CHANNING PARK

HISTORIC SIGNIFICANCE

Over the years thousands of students have attended Channing Elementary School, and an uncountable number of people have lived along Channing Street. But how many people know where the name Channing comes from? The answer is not entirely clear, but most local historians believe it was a reference to William Ellery Channing, a Unitarian minister from the early 19th century.

Channing was born in Rhode Island in 1780 and spent most of his life in the Boston area. He became the leading spokesman and intellectual force behind Unitarianism. In Channing’s view God was a warm, supportive and loving Being and should be embraced as such. This was quite a contrast from the strict Calvinist views commonly held in New England at the time. Calvinists taught that God should be feared and man was always on the verge of divine punishment for wrong doings.

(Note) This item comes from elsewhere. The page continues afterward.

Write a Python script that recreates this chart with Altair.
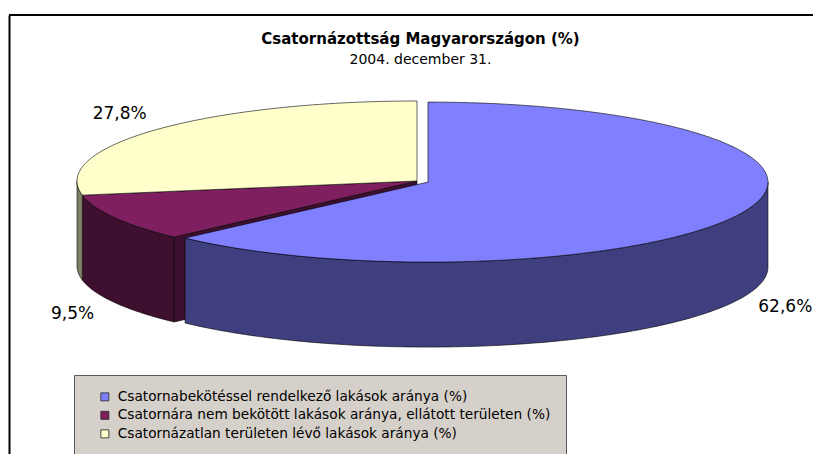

So how is it that a street in Elgin, a place far from where William Ellery Channing lived, came to be named after him. One clue is a small article appearing in a 1901 edition of the Elgin Daily News. It says that Bernard Healy, an early settler in the area, owned land along a cow path running north and south on the city’s eastern limits. One fine day he hung a sign on the rail fence in front of his property which declared “this is Channing Street.”  Apparently the name stuck.

William Ellery Channing died in 1842, which about the time Bernard Healy was around, so maybe the street name was a memorial tribute.